___ RECORDED INFORMATION ___

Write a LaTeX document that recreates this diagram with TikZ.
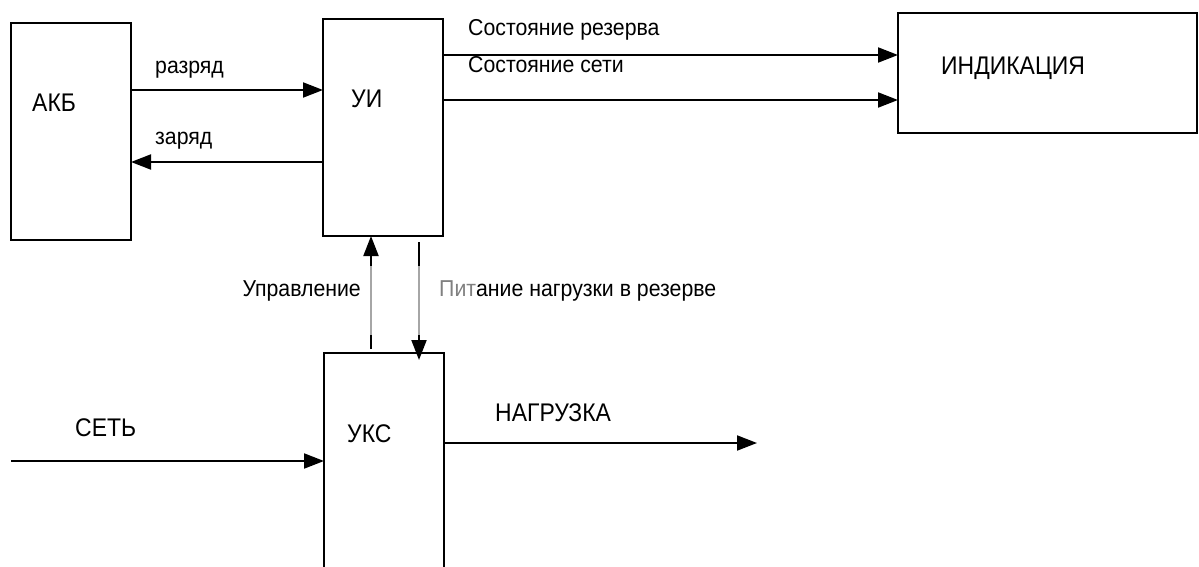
\documentclass[tikz,border=0pt]{standalone}
\usepackage{fontspec}
\setmainfont{Liberation Sans}
\newfontfamily\narrowfont[FakeStretch=0.9]{Liberation Sans}
\newfontfamily\lblfontfam[FakeStretch=0.925]{Liberation Sans}
\usetikzlibrary{arrows.meta}
\begin{document}
\begin{tikzpicture}[x=1pt,y=-1pt,
  blk/.style={draw,line width=1.2pt,minimum width=120pt,inner sep=0pt,outer sep=0pt},
  arr/.style={line width=2pt,-{Triangle[length=20pt,width=15pt]}},
  lbl/.style={anchor=base west,inner sep=0pt,font=\lblfontfam\fontsize{23}{27}\selectfont},
  caplbl/.style={anchor=base west,inner sep=0pt,font=\narrowfont\fontsize{25.5}{30}\selectfont}]
\useasboundingbox (0,0) rectangle (1199,567);
\begin{scope}
\clip (0,0) rectangle (1199,567);
% boxes
\node[blk,minimum height=217pt] (akb) at (71,131.5) {};
\node[blk,minimum height=217pt] (ui) at (383,127.5) {};
\node[blk,minimum width=299pt,minimum height=120pt] (ind) at (1047.5,73) {};
\node[blk,minimum height=226pt] (uks) at (384,466) {};
\end{scope}
% box texts
\node[caplbl] (takb) at (32,112) {АКБ};
\node[caplbl] (tui) at (351,108) {УИ};
\node[caplbl] (tind) at (941,75) {ИНДИКАЦИЯ};
\node[caplbl] (tuks) at (347,442) {УКС};
% free ends
\coordinate (upr) at (371,349);
\coordinate (pit) at (419,242);
\coordinate (set) at (11,461);
\coordinate (nag) at (757,443);
% connectors
\draw[arr] (akb.east |- 0,90) -- (ui.west |- 0,90);
\draw[arr] (ui.west |- 0,162) -- (akb.east |- 0,162);
\draw[arr] (ui.east |- 0,55) -- (ind.west |- 0,55);
\draw[arr] (ui.east |- 0,100) -- (ind.west |- 0,100);
\draw[arr] (upr) -- (ui.south -| upr);
\draw[arr,shorten >=-7pt] (pit) -- (uks.north -| pit);
\draw[line width=2pt,gray!70] (371,266) -- (371,335);
\draw[line width=2pt,gray!70] (419,266) -- (419,335);
\draw[arr] (set) -- (uks.west |- set);
\draw[arr] (uks.east |- nag) -- (nag);
% labels
\node[lbl] (lr) at (155,74) {разряд};
\node[lbl] (lz) at (155,145) {заряд};
\node[lbl] (lsr) at (468,36) {Состояние резерва};
\node[lbl] (lss) at (468,73) {Состояние сети};
\node[lbl,anchor=base east] (lu) at (361,296) {Управление};
\node[lbl] (lp) at (439,296) {\textcolor{gray}{Пит}ание нагрузки в резерве};
\node[caplbl] (ls) at (75,436) {СЕТЬ};
\node[caplbl] (ln) at (495,421) {НАГРУЗКА};
\end{tikzpicture}
\end{document}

___

■ TO BE DONE
Quote everything in the listing above exactly; pictures are the only thing to omit.

■ PROBLEM SOLUTION
Write a LaTeX document that recreates this diagram with TikZ.
\documentclass[tikz,border=0pt]{standalone}
\usepackage{fontspec}
\setmainfont{Liberation Sans}
\newfontfamily\narrowfont[FakeStretch=0.9]{Liberation Sans}
\newfontfamily\lblfontfam[FakeStretch=0.925]{Liberation Sans}
\usetikzlibrary{arrows.meta}
\begin{document}
\begin{tikzpicture}[x=1pt,y=-1pt,
  blk/.style={draw,line width=1.2pt,minimum width=120pt,inner sep=0pt,outer sep=0pt},
  arr/.style={line width=2pt,-{Triangle[length=20pt,width=15pt]}},
  lbl/.style={anchor=base west,inner sep=0pt,font=\lblfontfam\fontsize{23}{27}\selectfont},
  caplbl/.style={anchor=base west,inner sep=0pt,font=\narrowfont\fontsize{25.5}{30}\selectfont}]
\useasboundingbox (0,0) rectangle (1199,567);
\begin{scope}
\clip (0,0) rectangle (1199,567);
% boxes
\node[blk,minimum height=217pt] (akb) at (71,131.5) {};
\node[blk,minimum height=217pt] (ui) at (383,127.5) {};
\node[blk,minimum width=299pt,minimum height=120pt] (ind) at (1047.5,73) {};
\node[blk,minimum height=226pt] (uks) at (384,466) {};
\end{scope}
% box texts
\node[caplbl] (takb) at (32,112) {АКБ};
\node[caplbl] (tui) at (351,108) {УИ};
\node[caplbl] (tind) at (941,75) {ИНДИКАЦИЯ};
\node[caplbl] (tuks) at (347,442) {УКС};
% free ends
\coordinate (upr) at (371,349);
\coordinate (pit) at (419,242);
\coordinate (set) at (11,461);
\coordinate (nag) at (757,443);
% connectors
\draw[arr] (akb.east |- 0,90) -- (ui.west |- 0,90);
\draw[arr] (ui.west |- 0,162) -- (akb.east |- 0,162);
\draw[arr] (ui.east |- 0,55) -- (ind.west |- 0,55);
\draw[arr] (ui.east |- 0,100) -- (ind.west |- 0,100);
\draw[arr] (upr) -- (ui.south -| upr);
\draw[arr,shorten >=-7pt] (pit) -- (uks.north -| pit);
\draw[line width=2pt,gray!70] (371,266) -- (371,335);
\draw[line width=2pt,gray!70] (419,266) -- (419,335);
\draw[arr] (set) -- (uks.west |- set);
\draw[arr] (uks.east |- nag) -- (nag);
% labels
\node[lbl] (lr) at (155,74) {разряд};
\node[lbl] (lz) at (155,145) {заряд};
\node[lbl] (lsr) at (468,36) {Состояние резерва};
\node[lbl] (lss) at (468,73) {Состояние сети};
\node[lbl,anchor=base east] (lu) at (361,296) {Управление};
\node[lbl] (lp) at (439,296) {\textcolor{gray}{Пит}ание нагрузки в резерве};
\node[caplbl] (ls) at (75,436) {СЕТЬ};
\node[caplbl] (ln) at (495,421) {НАГРУЗКА};
\end{tikzpicture}
\end{document}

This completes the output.